Drafting in Professional Gaming

Looking over the article on the CGS earlier I noticed something rather amusing.

http://dallasvenom.thecgs.com/2008_Draft_Evaluations_The_Introductions

The CGS has instituted a draft like in most professional sports. While maybe not shocking, this seems to have some unusual backlash to it. Specifically, the Counterstrike players seem to be angry that the draft picks are based on individuals and not teams. This means that teams are getting split up in the name of the draft pick. The teams, of course, are arguing that this destroys the team dynamic for what is a team sport. Certainly, the idea of drafting one's former hated rival onto your team raises a few eyebrows.

http://thecgs.com/index.php?s=forums&d=topic&id=53931

This does actually make sense for single-player games played in rounds.

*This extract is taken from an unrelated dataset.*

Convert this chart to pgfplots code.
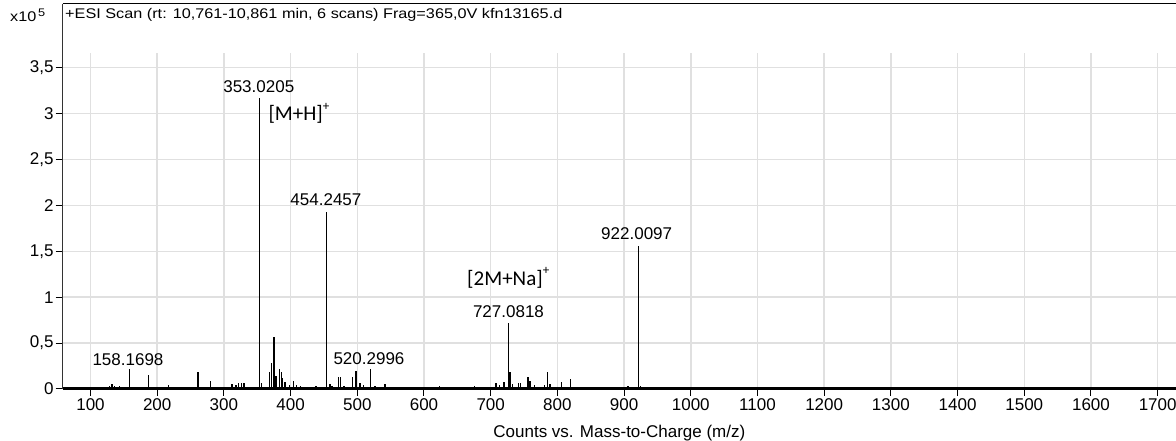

Team dynamic doesn't exactly matter heavily in games like Forza 2 or single-player WoW PvP. Sponsored teams should pick only the best players in these categories. However, the Counterstrike one seems almost like a situation where someone tried to tie professional gaming into regular professional games. It seems like these analogies just don't work. 

Either way, does being a "Professional" league give you the right to break up teams? Does this lead the way to showmanship and singular stars rather than well-balanced teams? Is this what's different from the CPL that's keeping them alive? Do people find drafts to be more professional or interesting?


4 comments:

Brian Smith said...

Also, I realized that this was brought up last week. Sorry. The comment on the CS community still stands though.

kpenn said...
This comment has been removed by the author.
kpenn said...

On many team games you work together for a team victory not to be the number one player on the game. Many people only can perform at that high level when they have a strong team supporting them. Splitting them up will limit all of their abilities.

"kill -9" said...

The CGS is kind of cool in some respects, but locking in gamers to a contract and disallowing them to compete in other events is more of the problem to competitive e-sports. Teams these days are very fragmented to begin with, so I really don't know how significant the impact of splitting them up really is ... many stay together for mere months and cycle out players frantically.